Non ho modificato quel modo di essere nella mia presente esperienza governativa. Sono, mi considero, un uomo delle istituzioni. E le istituzioni, siano esse pubbliche o private, sono forme organizzate della convivenza civile. Servono a curare gli interessi collettivi. Hanno, devono avere, un confine: quello di non conculcare mai le libertà dei singoli, in particolare la libertà di coscienza. Se poi etica vuol dire anche costume delle genti, c'è un codice di comportamento, un "costume" delle istituzioni che non contraddice il "costume" dei singoli appartenenti; e questo a sua volta si rispecchia nelle istituzioni stesse. Anche questo posso testimoniare: si può, si deve vivere l'etica dell'istituzione e l'etica individuale senza conflitti, senza contraddizioni.

In sintesi, secondo me l'importante è "sentire il senso" delle istituzioni e dello Stato, seguire nella propria condotta quelle norme che si richiamano ai valori fondamentali della persona umana.

Ho ritenuto di richiamare questi tratti della mia esperienza di lavoro, di vita, come segno di apprezzamento e di ringraziamento per il riconoscimento che avete voluto attribuirmi.

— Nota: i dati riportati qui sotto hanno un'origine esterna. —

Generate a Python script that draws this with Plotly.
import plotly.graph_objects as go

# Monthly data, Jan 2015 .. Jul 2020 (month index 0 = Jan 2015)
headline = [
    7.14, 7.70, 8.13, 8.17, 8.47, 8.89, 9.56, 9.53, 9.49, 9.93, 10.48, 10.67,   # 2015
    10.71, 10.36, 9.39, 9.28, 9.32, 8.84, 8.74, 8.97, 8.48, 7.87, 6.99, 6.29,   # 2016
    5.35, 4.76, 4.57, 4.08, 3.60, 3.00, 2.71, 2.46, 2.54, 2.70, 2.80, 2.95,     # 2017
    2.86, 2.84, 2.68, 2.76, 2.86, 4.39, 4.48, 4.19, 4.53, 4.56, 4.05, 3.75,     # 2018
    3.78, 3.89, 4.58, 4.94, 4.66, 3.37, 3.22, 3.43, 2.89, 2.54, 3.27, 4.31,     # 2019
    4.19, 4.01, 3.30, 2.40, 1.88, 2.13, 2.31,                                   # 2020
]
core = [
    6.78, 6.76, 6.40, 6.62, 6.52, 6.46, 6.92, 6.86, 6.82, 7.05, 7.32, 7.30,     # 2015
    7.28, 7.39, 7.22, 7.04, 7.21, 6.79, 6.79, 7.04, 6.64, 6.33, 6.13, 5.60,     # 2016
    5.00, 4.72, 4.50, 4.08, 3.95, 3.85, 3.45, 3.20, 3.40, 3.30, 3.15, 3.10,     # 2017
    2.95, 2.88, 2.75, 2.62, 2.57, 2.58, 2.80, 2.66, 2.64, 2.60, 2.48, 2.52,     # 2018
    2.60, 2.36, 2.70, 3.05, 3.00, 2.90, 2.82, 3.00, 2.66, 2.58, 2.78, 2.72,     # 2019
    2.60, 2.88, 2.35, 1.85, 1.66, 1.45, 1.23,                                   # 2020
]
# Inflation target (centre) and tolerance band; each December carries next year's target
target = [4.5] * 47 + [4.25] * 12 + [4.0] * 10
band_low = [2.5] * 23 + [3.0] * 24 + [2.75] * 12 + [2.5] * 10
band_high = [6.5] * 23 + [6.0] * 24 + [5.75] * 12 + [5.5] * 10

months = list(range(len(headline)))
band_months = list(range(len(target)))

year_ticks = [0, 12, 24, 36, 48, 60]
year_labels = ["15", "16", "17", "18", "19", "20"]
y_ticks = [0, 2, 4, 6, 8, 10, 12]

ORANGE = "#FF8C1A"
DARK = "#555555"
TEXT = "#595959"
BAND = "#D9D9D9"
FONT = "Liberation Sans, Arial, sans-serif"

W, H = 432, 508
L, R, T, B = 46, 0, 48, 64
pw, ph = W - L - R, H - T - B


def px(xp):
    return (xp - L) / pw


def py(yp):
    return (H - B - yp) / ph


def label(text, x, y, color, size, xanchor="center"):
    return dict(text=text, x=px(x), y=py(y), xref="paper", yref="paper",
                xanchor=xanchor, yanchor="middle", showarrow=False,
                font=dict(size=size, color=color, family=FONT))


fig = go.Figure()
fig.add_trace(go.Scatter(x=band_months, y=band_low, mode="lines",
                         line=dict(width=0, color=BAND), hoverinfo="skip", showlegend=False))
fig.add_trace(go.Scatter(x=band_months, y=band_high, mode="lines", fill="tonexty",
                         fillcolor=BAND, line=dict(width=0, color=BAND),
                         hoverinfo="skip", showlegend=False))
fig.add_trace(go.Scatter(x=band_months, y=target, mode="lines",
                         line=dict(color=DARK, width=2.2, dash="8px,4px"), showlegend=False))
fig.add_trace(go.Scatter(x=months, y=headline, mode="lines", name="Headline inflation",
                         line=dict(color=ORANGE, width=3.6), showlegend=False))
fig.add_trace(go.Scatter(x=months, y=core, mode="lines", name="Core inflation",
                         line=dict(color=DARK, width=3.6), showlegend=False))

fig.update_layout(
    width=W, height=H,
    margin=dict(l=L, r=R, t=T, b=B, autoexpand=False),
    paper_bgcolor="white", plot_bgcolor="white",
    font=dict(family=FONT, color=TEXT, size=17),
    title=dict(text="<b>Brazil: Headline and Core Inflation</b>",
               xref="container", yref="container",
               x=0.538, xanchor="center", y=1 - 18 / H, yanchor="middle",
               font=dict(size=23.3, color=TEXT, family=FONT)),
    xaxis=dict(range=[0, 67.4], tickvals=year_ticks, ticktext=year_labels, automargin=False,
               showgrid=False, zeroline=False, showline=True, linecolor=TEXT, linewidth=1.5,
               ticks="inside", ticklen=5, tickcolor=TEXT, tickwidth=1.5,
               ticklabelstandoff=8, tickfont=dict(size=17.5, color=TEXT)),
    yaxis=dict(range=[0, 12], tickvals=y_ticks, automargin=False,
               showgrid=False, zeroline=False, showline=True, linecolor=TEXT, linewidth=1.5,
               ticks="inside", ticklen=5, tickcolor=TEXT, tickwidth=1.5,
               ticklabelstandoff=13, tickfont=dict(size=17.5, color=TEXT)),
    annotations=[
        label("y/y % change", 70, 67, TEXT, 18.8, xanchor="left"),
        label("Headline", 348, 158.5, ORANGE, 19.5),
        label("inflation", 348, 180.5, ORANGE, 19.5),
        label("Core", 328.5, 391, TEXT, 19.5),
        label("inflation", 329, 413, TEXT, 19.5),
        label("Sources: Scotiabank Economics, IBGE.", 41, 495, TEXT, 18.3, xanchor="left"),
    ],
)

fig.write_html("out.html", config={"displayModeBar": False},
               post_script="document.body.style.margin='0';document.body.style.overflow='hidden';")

Voi, giovani di oggi, vi trovate ad affrontare problemi analoghi in una realtà libera dalle drammatiche vicende che dominarono la gioventù della mia generazione. Ma i problemi di fronte a Voi non sono meno difficili. Vi impegnano e vi impegneranno in scelte. E le scelte si soffrono, direi non possono non essere sofferte. Perché maturino, esse macerano, ma fortificano le nostre coscienze. E le coscienze si formano quotidianamente, in un esercizio continuo di disciplina interna, di capacità di avvertire, di praticare, di rispettare i valori umani. Il ricordo più bello che ho di un antico compagno di studi furono le parole, anzi la parola, che in punto di morte lasciò come eredità ai propri figli, "la dignità". E la dignità, il rispetto di se stessi, è il confine ultimo da non superare mai nel compiere le proprie scelte.

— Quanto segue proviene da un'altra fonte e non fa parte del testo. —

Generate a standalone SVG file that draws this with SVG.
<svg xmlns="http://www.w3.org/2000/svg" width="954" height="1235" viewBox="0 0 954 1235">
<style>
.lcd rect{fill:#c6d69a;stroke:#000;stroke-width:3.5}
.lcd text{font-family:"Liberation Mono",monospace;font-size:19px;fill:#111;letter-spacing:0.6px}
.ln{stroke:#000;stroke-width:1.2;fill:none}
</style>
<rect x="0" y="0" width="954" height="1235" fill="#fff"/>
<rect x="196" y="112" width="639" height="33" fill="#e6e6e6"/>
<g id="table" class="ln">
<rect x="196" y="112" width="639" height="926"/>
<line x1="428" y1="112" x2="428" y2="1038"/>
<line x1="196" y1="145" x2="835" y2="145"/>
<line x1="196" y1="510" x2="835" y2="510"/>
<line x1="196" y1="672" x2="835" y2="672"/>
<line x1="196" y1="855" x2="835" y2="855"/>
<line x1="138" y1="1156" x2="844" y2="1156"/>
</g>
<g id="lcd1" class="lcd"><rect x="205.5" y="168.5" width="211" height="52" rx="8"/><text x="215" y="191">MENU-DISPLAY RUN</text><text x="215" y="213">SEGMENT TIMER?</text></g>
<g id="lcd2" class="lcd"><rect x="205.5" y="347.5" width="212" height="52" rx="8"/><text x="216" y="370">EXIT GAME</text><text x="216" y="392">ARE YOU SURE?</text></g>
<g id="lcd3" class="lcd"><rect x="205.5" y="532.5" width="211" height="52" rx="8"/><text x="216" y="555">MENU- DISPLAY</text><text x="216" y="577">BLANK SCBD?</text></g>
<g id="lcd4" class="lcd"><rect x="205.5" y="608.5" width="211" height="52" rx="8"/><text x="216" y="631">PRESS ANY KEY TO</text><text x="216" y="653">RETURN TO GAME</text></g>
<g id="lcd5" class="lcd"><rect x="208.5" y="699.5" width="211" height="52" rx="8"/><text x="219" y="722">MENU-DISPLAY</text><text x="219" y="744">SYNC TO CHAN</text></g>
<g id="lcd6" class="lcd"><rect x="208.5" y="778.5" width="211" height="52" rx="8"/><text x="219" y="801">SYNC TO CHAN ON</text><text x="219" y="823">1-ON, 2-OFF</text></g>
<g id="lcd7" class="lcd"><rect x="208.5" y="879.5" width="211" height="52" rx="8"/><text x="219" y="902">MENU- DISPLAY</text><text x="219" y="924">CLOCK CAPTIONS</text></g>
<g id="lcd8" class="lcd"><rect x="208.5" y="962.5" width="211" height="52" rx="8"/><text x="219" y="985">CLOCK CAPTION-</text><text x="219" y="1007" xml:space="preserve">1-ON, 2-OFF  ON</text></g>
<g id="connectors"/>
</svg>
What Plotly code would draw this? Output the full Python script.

Sull'importanza del saper scegliere per i singoli come per le nazioni, valgano le parole di Papa Giovanni Paolo II: "All'avvicinarsi del terzo millennio, l'Europa si trova di fronte a una nuova tappa della sua storia. E' importante che oggi essa prenda coscienza più chiara di ciò che è, di ciò che è conservato nella sua memoria collettiva di un passato lungo e tumultuoso, per non subire il suo destino come prodotto del caso, ma come costruire liberamente il suo futuro".

Il vostro futuro si costruisce sulle radici del passato, che è il passato della nostra civiltà, della nostra cultura, delle nostre istituzioni, fondamento e presidio del vivere dei cittadini, come singoli e come collettività.

L'ordinamento che ogni società si dà deve essere volto ad assicurare che i diritti di libertà civile e politica e i diritti di giustizia sociale ed economica possano essere pienamente esercitati e si traducano in realtà per tutti.

Diritti di libertà e diritti di giustizia sono, nel loro esercizio, strettamente interconnessi. La libertà di parola, di culto, di associazione sono, nei fatti, incomplete senza la libertà dal bisogno.